Speaker
Description
The rapid spread of large language models (LLM) in higher education has intensified discussions about their promise as instructional support tools and their risks as enablers of academic misconduct. Depending on how they are used, LLMs can assist instructors in developing more efficient learning and evaluation materials, as well as students to prepare for a test, or they can undermine assessment integrity when students or even educators rely on them uncritically.

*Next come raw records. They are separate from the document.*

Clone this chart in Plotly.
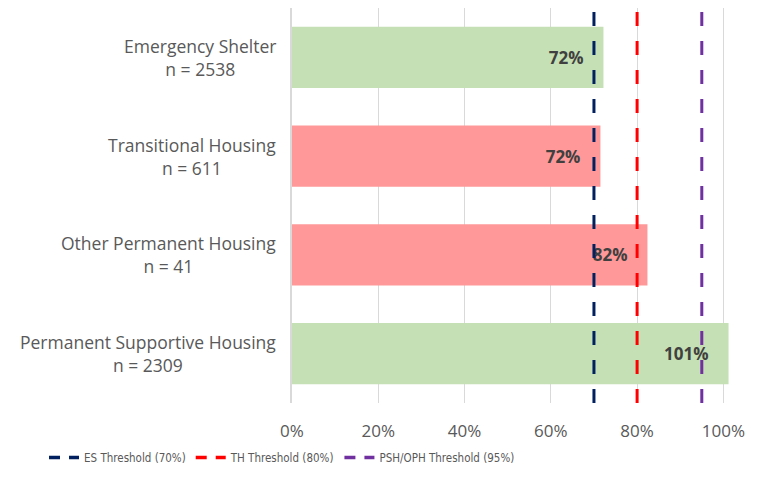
import plotly.graph_objects as go

categories = ["Emergency Shelter", "Transitional Housing", "Other Permanent Housing", "Permanent Supportive Housing"]
counts = [2538, 611, 41, 2309]
utilization = [0.722, 0.715, 0.824, 1.012]
bar_labels = ["72%", "72%", "82%", "101%"]
bar_colors = ["#C5E0B4", "#FF9999", "#FF9999", "#C5E0B4"]

threshold_names = ["ES Threshold (70%)", "TH Threshold (80%)", "PSH/OPH Threshold (95%)"]
threshold_values = [0.70, 0.80, 0.95]
threshold_colors = ["#002060", "#FF0000", "#7030A0"]

tick_vals = [0, 0.2, 0.4, 0.6, 0.8, 1.0]
tick_text = ["0%", "20%", "40%", "60%", "80%", "100%"]

# page body has an 8px margin, so the figure is drawn slightly smaller
W, H = 746, 465
ML, MR, MT, MB = 284, 22, 0, 70
PW, PH = W - ML - MR, H - MT - MB

fig = go.Figure()
fig.add_trace(go.Bar(
    y=categories, x=utilization, orientation="h",
    marker=dict(color=bar_colors, line=dict(width=0)),
    width=0.62,
    text=bar_labels, textposition="inside", insidetextanchor="end",
    texttemplate="%{text}\u2002\u2002",
    textfont=dict(family="Open Sans", size=17, color="#404040", weight="bold"),
    showlegend=False, hoverinfo="skip",
))

for name, val, col in zip(threshold_names, threshold_values, threshold_colors):
    # the threshold line in the plot
    fig.add_trace(go.Scatter(
        x=[val, val], y=[0, 1], yaxis="y2", mode="lines", name=name,
        legendgroup=name, showlegend=False,
        line=dict(color=col, width=3, dash="14px,15px"),
        hoverinfo="skip",
    ))
    # its legend key (shorter dash pattern, as in the reference legend)
    fig.add_trace(go.Scatter(
        x=[None], y=[None], yaxis="y2", mode="lines", name=name,
        legendgroup=name, showlegend=True,
        line=dict(color=col, width=3.5, dash="11px,9px"),
        hoverinfo="skip",
    ))

for cat, n in zip(categories, counts):
    fig.add_annotation(
        x=0, xref="paper", xanchor="right", xshift=-14,
        y=cat, yref="y", yanchor="middle",
        text=f"{cat}<br>n = {n}", showarrow=False, align="center",
        font=dict(family="Open Sans", size=17.5, color="#595959"),
    )

fig.update_layout(
    width=W, height=H,
    margin=dict(l=ML, r=MR, t=MT, b=MB),
    plot_bgcolor="white", paper_bgcolor="white",
    xaxis=dict(range=[0, 1.02], tickvals=tick_vals, ticktext=tick_text,
               showgrid=True, gridcolor="#D9D9D9", gridwidth=1, zeroline=False,
               showline=False, ticks="", ticklabelstandoff=16,
               tickfont=dict(family="Open Sans", size=17, color="#595959")),
    yaxis=dict(categoryorder="array", categoryarray=categories, autorange="reversed",
               showticklabels=False, showgrid=False, zeroline=False,
               showline=True, linecolor="#D9D9D9", linewidth=2, ticks=""),
    yaxis2=dict(overlaying="y", range=[0, 1], visible=False, fixedrange=True),
    legend=dict(orientation="h", xref="paper", yref="paper",
                x=(36 - ML) / PW, xanchor="left",
                y=-(H - 1 - MT - PH) / PH, yanchor="bottom",
                font=dict(family="Liberation Sans Narrow, DejaVu Sans Condensed, Liberation Sans", size=11.5, color="#595959"),
                itemwidth=30, tracegroupgap=0),
)

fig.write_html("out.html")
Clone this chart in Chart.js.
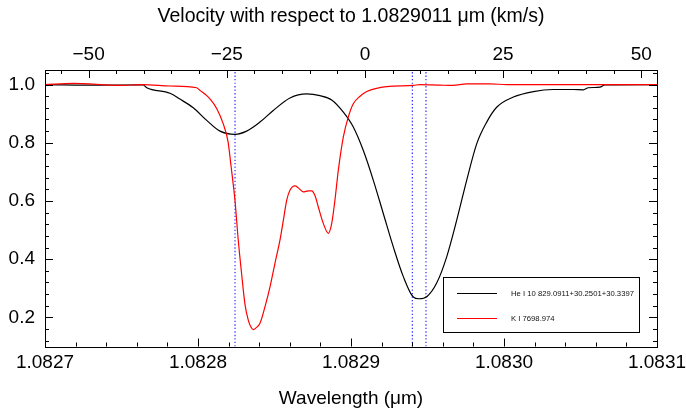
<!DOCTYPE html>
<html>
<head>
<meta charset="utf-8">
<script src="https://cdn.jsdelivr.net/npm/chart.js@4.4.0/dist/chart.umd.min.js"></script>
<style>
  html, body { margin: 0; padding: 0; background: #fff; }
  #wrap { width: 686px; height: 414px; }
</style>
</head>
<body>
<div id="wrap"><canvas id="spec"></canvas></div>
<script>
// He I 10830 profile (black), wavelength in um and normalised flux
const heWave = [1.0827000, 1.0827360, 1.0827641, 1.0827665, 1.0827817, 1.0827882, 1.0827969, 1.0828057,
  1.0828144, 1.0828242, 1.0828318, 1.0828405, 1.0828492, 1.0828601, 1.0828710, 1.0828797, 1.0828874,
  1.0828950, 1.0829015, 1.0829080, 1.0829146, 1.0829211, 1.0829276, 1.0829342, 1.0829407, 1.0829444,
  1.0829497, 1.0829560, 1.0829626, 1.0829691, 1.0829756, 1.0829822, 1.0829887, 1.0829952, 1.0830061,
  1.0830192, 1.0830322, 1.0830453, 1.0830518, 1.0830551, 1.0830627, 1.0830660, 1.0831000];
const heFlux = [1.000, 0.998, 0.999, 0.989, 0.970, 0.950, 0.920, 0.877,
  0.840, 0.829, 0.840, 0.871, 0.911, 0.954, 0.968, 0.962, 0.947,
  0.905, 0.854, 0.774, 0.671, 0.557, 0.443, 0.340, 0.270, 0.264,
  0.272, 0.318, 0.409, 0.534, 0.671, 0.797, 0.871, 0.922, 0.957,
  0.976, 0.983, 0.983, 0.982, 0.989, 0.991, 0.999, 1.000];

// K I 7699 profile (red), put on the same velocity frame
const kWave = [1.0827000, 1.0827183, 1.0827490, 1.0827641, 1.0827817, 1.0827991, 1.0828013, 1.0828057,
  1.0828078, 1.0828122, 1.0828165, 1.0828196, 1.0828216, 1.0828242, 1.0828263, 1.0828286, 1.0828307,
  1.0828329, 1.0828346, 1.0828361, 1.0828379, 1.0828405, 1.0828438, 1.0828471, 1.0828503, 1.0828536,
  1.0828558, 1.0828580, 1.0828601, 1.0828634, 1.0828656, 1.0828688, 1.0828721, 1.0828743, 1.0828765,
  1.0828786, 1.0828819, 1.0828852, 1.0828874, 1.0828895, 1.0828917, 1.0828950, 1.0828982, 1.0829015,
  1.0829059, 1.0829103, 1.0829233, 1.0829407, 1.0829451, 1.0829582, 1.0829667, 1.0829756, 1.0829909,
  1.0830018, 1.0830235, 1.0831000];
const kFlux = [1.000, 1.004, 0.997, 1.000, 0.995, 0.989, 0.980, 0.962,
  0.951, 0.918, 0.865, 0.805, 0.720, 0.600, 0.466, 0.345, 0.245,
  0.190, 0.167, 0.158, 0.164, 0.180, 0.237, 0.306, 0.386, 0.466,
  0.534, 0.603, 0.637, 0.652, 0.645, 0.631, 0.635, 0.635, 0.618,
  0.580, 0.523, 0.489, 0.523, 0.603, 0.705, 0.820, 0.888, 0.934,
  0.960, 0.976, 0.993, 0.997, 1.000, 0.998, 0.997, 1.002, 1.002,
  1.000, 1.000, 1.000];

const heLabel = 'He I 10 829.0911+30.2501+30.3397';
const kLabel = 'K I 7698.974';

// dotted markers: the three He I components
const markWave = [1.0828242, 1.0829401, 1.0829490];

const waveTicks = [1.0827, 1.0828, 1.0829, 1.0830, 1.0831];
const velTicks = [-50, -25, 0, 25, 50];
const fluxTicks = [0.2, 0.4, 0.6, 0.8, 1.0];

const WMIN = 1.0827, WMAX = 1.0831;
const YMIN = 0.1, YMAX = 1.05;
const V0 = 1.0829091;          // zero point of the velocity axis
const C_KMS = 299792.458;
const toVel = w => (w - V0) / V0 * C_KMS;

const FONT = '"Liberation Sans", Arial, Helvetica, sans-serif';
Chart.defaults.font.family = FONT;
Chart.defaults.color = '#000';

const pts = (xs, ys) => xs.map((x, i) => ({ x, y: ys[i] }));

const datasets = [
  { label: heLabel, data: pts(heWave, heFlux), borderColor: '#000', borderWidth: 1.2, order: 1, inLegend: true },
  { label: kLabel, data: pts(kWave, kFlux), borderColor: '#ff0000', borderWidth: 1.2, order: 0, inLegend: true }
];
markWave.forEach(w => {
  datasets.push({
    label: 'mark', data: [{ x: w, y: YMIN }, { x: w, y: YMAX }],
    borderColor: '#2a2aff', borderWidth: 1.2, borderDash: [1.3, 2.2], order: 2
  });
});
datasets.forEach(d => {
  d.pointRadius = 0;
  d.fill = false;
  d.cubicInterpolationMode = 'monotone';
});

// inward ticks on all four sides + frame
function tickRun(from, to, step) {
  const out = [];
  for (let v = from; v <= to + step * 1e-6; v += step) out.push(+v.toFixed(8));
  return out;
}
const frameTicks = {
  id: 'frameTicks',
  afterDatasetsDraw(chart) {
    const { ctx, chartArea: a, scales } = chart;
    ctx.save();
    ctx.strokeStyle = '#000';
    ctx.lineWidth = 1;
    ctx.strokeRect(Math.round(a.left) + 0.5, Math.round(a.top) + 0.5,
      Math.round(a.right - a.left), Math.round(a.bottom - a.top));
    const seg = (x1, y1, x2, y2) => { ctx.beginPath(); ctx.moveTo(x1, y1); ctx.lineTo(x2, y2); ctx.stroke(); };
    // bottom: wavelength
    tickRun(WMIN, WMAX, 0.00002).forEach(v => {
      const major = waveTicks.some(t => Math.abs(t - v) < 1e-9);
      const px = Math.round(scales.x.getPixelForValue(v)) + 0.5;
      seg(px, a.bottom, px, a.bottom - (major ? 8 : 4));
    });
    // top: velocity
    tickRun(-55, 50, 5).forEach(v => {
      const major = velTicks.includes(v);
      const px = Math.round(scales.x2.getPixelForValue(v)) + 0.5;
      seg(px, a.top, px, a.top + (major ? 8 : 4));
    });
    // left and right: flux
    tickRun(0.12, 1.04, 0.04).forEach(v => {
      const major = fluxTicks.some(t => Math.abs(t - v) < 1e-6);
      const py = Math.round(scales.y.getPixelForValue(v)) + 0.5;
      const len = major ? 8 : 4;
      seg(a.left, py, a.left + len, py);
      seg(a.right, py, a.right - len, py);
    });
    ctx.restore();
  }
};

const legendBox = {
  id: 'legendBox',
  afterDatasetsDraw(chart) {
    const ctx = chart.ctx;
    ctx.save();
    ctx.fillStyle = '#fff';
    ctx.fillRect(443, 277, 196, 56);
    ctx.strokeStyle = '#000';
    ctx.lineWidth = 1;
    ctx.strokeRect(443.5, 277.5, 196, 55);
    chart.data.datasets.filter(d => d.inLegend).forEach((d, i) => {
      const y = 293.5 + i * 25;
      ctx.strokeStyle = d.borderColor;
      ctx.lineWidth = 1.2;
      ctx.beginPath(); ctx.moveTo(457, y); ctx.lineTo(497, y); ctx.stroke();
      ctx.fillStyle = '#111';
      ctx.font = '7.7px ' + FONT;
      ctx.textBaseline = 'middle';
      ctx.fillText(d.label, 511, y);
    });
    ctx.restore();
  }
};

const noGrid = { drawOnChartArea: false, drawTicks: false };

new Chart(document.getElementById('spec').getContext('2d'), {
  type: 'line',
  data: { datasets },
  options: {
    responsive: true,
    maintainAspectRatio: false,
    animation: false,
    devicePixelRatio: 1,
    layout: { padding: { left: 0, right: 29, top: 0, bottom: 0 } },
    plugins: { legend: { display: false }, tooltip: { enabled: false } },
    scales: {
      x: {
        type: 'linear', position: 'bottom', min: WMIN, max: WMAX,
        afterBuildTicks: s => { s.ticks = waveTicks.map(v => ({ value: v })); },
        afterFit: s => { s.height = 67.5; s.paddingLeft = 0; s.paddingRight = 0; },
        ticks: { font: { size: 19 }, padding: 4.5, maxRotation: 0, autoSkip: false, callback: v => v.toFixed(4) },
        grid: noGrid,
        border: { display: false },
        title: { display: true, text: 'Wavelength (μm)', font: { size: 19 }, padding: { top: 0, bottom: 4 } }
      },
      x2: {
        type: 'linear', position: 'top', min: toVel(WMIN), max: toVel(WMAX),
        afterBuildTicks: s => { s.ticks = velTicks.map(v => ({ value: v })); },
        afterFit: s => { s.height = 70; s.paddingLeft = 0; s.paddingRight = 0; },
        ticks: { font: { size: 19 }, padding: 3.5, maxRotation: 0, autoSkip: false,
          callback: v => v < 0 ? '\u2212' + Math.abs(v) : String(v) },
        grid: noGrid,
        border: { display: false },
        title: { display: true, text: 'Velocity with respect to 1.0829011 μm (km/s)', font: { size: 19.5 }, padding: { top: 5, bottom: 0 } }
      },
      y: {
        type: 'linear', position: 'left', min: YMIN, max: YMAX,
        afterBuildTicks: s => { s.ticks = fluxTicks.map(v => ({ value: v })); },
        afterFit: s => { s.width = 45; s.paddingTop = 0; s.paddingBottom = 0; },
        ticks: { font: { size: 19 }, padding: 10, callback: v => v.toFixed(1) },
        grid: noGrid,
        border: { display: false }
      }
    }
  },
  plugins: [frameTicks, legendBox]
});
</script>
</body>
</html>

This work investigates that tension through a quantitative study of two university courses - spanning software/computing for particle physics at a Master in Physics and applied machine learning at a Master in Bioinformatics , both at University of Bologna (Italy) - taught by the author over multiple years. A large archive of instructor-generated questions, routinely used to produce randomised multiple-choice exams, is compared against simulated exam sessions created by collecting answers produced by different LLMs to the same items. Contrasting human and synthetic performance across several academic years reveals distinctive statistical trends, offering insight into how closely LLMs mirror student behaviour, where they fail, and how their presence should influence future assessment design. The analysis further explores whether it is possible to construct LLM-resistant examinations, and how the models themselves may help shape more robust, learning-oriented evaluation strategies. The study ultimately underscores how generative AI is reshaping the landscape of academic responsibility.
As the name ChatGPT drifts phonetically between TeachGPT and CheatGPT, it neatly captures the tension explored in this work: the pedagogical promise and the integrity risks of language models are, quite literally, only a syllable apart.